Clancey Houston: The Evolution of Healthcare in China
Steve Stine
|
July 5, 2017
This episode I’m joined by Clancey Houston, former CEO of China Healthcare Corporation and one of the foremost thinkers on China’s evolving healthcare landscape. As the debate on affordable healthcare rages in the United States, China too contemplates its healthcare future. This nation of nearly 1.4 billion is in a state of rapid transformation. The economy has been on a tear with China blowing past the US to become the world’s largest and most productive manufacturing center. But every economic expansion has its dark-side—or maybe several dark sides. For China, urban overcrowding, economic disparity, and environmental decay are taking a toll. One of the sectors where we see that clearly is in health care. None of this has been lost on the Chinese government. According to a recent report by Deloitte, China will spend a projected $892 billion on healthcare by 2018. That’s less than a third of US healthcare spend on a population one-fourth the size of China. In short: demand for quality healthcare in China is off the charts. Until recently, public healthcare was a Chinese citizen’s only choice. Now, the floodgates are open for private investment and today, for-profit hospitals are springing up everywhere.

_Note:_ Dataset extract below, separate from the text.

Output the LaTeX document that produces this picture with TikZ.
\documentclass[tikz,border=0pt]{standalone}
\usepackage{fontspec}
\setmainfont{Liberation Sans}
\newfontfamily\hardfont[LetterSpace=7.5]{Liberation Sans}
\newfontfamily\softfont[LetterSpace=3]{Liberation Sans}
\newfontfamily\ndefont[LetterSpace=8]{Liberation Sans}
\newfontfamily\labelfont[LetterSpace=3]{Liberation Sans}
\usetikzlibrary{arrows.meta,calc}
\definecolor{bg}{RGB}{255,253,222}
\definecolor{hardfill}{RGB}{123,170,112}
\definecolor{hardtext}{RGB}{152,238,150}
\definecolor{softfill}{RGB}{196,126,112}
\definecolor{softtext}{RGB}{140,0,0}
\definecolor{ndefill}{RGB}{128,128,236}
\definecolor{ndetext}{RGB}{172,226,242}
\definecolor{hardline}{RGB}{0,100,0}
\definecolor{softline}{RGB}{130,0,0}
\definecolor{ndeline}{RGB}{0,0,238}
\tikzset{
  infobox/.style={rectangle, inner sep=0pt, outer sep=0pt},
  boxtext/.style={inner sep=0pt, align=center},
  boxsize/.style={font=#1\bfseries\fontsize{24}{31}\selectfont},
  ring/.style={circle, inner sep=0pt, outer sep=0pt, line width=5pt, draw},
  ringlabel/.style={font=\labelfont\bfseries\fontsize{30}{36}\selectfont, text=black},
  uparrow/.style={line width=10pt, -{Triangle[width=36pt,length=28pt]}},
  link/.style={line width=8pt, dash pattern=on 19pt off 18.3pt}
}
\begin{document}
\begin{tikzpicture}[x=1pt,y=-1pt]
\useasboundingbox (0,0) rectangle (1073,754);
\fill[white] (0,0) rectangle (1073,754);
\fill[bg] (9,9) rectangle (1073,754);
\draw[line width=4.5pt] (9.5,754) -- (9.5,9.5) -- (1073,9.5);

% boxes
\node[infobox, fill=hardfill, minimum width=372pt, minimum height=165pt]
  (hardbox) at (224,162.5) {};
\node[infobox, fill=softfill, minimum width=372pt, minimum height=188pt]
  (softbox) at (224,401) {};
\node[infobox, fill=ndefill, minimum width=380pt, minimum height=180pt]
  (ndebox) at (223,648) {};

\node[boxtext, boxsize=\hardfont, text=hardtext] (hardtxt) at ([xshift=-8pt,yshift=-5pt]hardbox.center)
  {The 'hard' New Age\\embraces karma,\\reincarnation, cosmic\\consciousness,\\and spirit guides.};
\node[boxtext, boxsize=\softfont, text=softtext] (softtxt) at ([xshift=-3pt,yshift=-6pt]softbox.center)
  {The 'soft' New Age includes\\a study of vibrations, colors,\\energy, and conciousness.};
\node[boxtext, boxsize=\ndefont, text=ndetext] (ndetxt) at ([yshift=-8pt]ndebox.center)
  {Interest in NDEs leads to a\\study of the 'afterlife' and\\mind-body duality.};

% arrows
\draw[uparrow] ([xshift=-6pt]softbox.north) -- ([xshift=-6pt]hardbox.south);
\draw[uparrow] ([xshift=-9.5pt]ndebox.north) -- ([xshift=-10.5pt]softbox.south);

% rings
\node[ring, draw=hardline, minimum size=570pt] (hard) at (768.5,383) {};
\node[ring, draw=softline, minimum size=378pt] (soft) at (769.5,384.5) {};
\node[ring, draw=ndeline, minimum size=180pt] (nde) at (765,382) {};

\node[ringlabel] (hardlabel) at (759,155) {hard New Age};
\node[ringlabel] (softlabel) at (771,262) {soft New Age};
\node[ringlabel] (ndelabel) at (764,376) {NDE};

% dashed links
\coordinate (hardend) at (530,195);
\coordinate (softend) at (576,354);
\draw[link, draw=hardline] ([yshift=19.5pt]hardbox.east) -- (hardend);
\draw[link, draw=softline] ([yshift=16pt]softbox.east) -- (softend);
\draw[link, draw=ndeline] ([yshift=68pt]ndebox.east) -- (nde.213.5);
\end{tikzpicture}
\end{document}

As a former CEO of one of China’s new hospital ventures, Clancey has a unique vantage point on the country’s healthcare evolution. One note about the interview. There’s a bit of background noise. True to this program, I recorded this in the field, and this particular field was the bullet train from Shanghai to the capital of Beijing. It’s a twelve-hundred-kilometer (or 745 mile) journey and we traveled at 350KM/H (or 217 miles per hour). For five hours we reclined in our Business class seats intermittently talking and watching the Chinese landscape fly by.